Lu sur les conseils de ma mère (nous sommes une dynastie de grandes lectrices !), elle l'a trouvé dans une boîte à livres, une édition de 1982 toute amochée. Comme quoi il ne faut pas s'arrêter aux apparences... Comme elle, j'ai été séduite par ce "policier de terroir" (j'emprunte la formule à une autre critique, elle s'applique exactement), ses personnages bruts de décoffrage et son histoire tragique.
Début des années 80. Après 15 ans de prison pour un meurtre qu'il n'a pas commis,
Noël Roux, que tout le monde appelle le Petit, revient au village de Malaveil, bien décidé à comprendre qui lui a fait porter le chapeau pour l'assassinat d'un touriste de passage. C'est forcément quelqu'un du coin, et sans doute quelqu'un qui vit au Mas, ce petit groupe de quelques maisons où il habite, mais pourquoi l'avoir piégé, lui qui n'avait jamais fait de mal à personne, lui qui avait 20 ans et toute sa vie devant lui ? Les options sont restreintes, mais son enquête s'avère très difficile. Il faut dire que les gens sont plutôt taiseux dans le coin, et que l'origine de l'affaire pourrait bien remonter à une sale histoire qui s'est passée à la Libération. le parrain du Petit, Coco, tient un café dans le village. Lui aussi cherche à comprendre et à faire parler ceux qui savent. Et comme sous ses dehors de rustaud il a oublié d'être bête, peu à peu il va démêler presque tout l'écheveau qui a conduit à ce gros gâchis...
Les personnages nous livrent chacun quelques clés, narrateurs successifs, mais c'est Coco qui conduit le fil de l'histoire avec son langage fleuri. Il y a aussi La Noire, la mère du Petit, dont le rôle va se révéler décisif. Et puis GMC, cette femme rescapée d'Indochine et d'Algérie, au visage reconstruit après des blessures de guerre et qui s'est réfugiée au Mas pour y trouver...la paix ? Et le Petit lui-même, qui mène son enquête tout en essayant de se faire une vie "normale" pour rassurer les villageois inquiets de voir remuer le passé.

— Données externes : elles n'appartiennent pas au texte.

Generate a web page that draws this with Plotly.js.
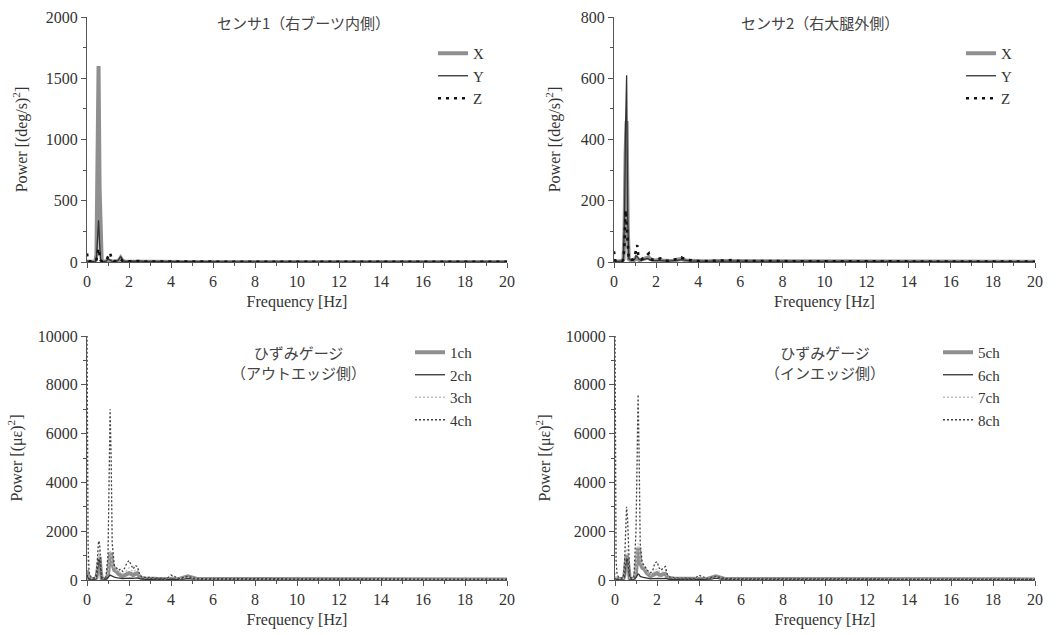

J'ai trouvé ce roman particulièrement réussi, pour son ambiance si bien rendue d'un village cévenol englué dans son jus (sauf pendant l'été, où les touristes viennent bousculer les habitudes), ses personnages un peu caricaturaux pour certains mais qui semblent tellement réels, et son intrigue dont je n'ai eu de cesse de connaître le fin mot. On est bien loin des thrillers ou des polars classiques, pas d'enquêteur fin limier ou de tueur en série, mais des gens simples et attachants, surtout Coco dont j'ai particulièrement aimé la finesse sous des dehors bien rustiques.
Si vous avez envie d'une lecture originale et prenante, tentez "
Retour à Malaveil", je pense que vous ne serez pas déçus.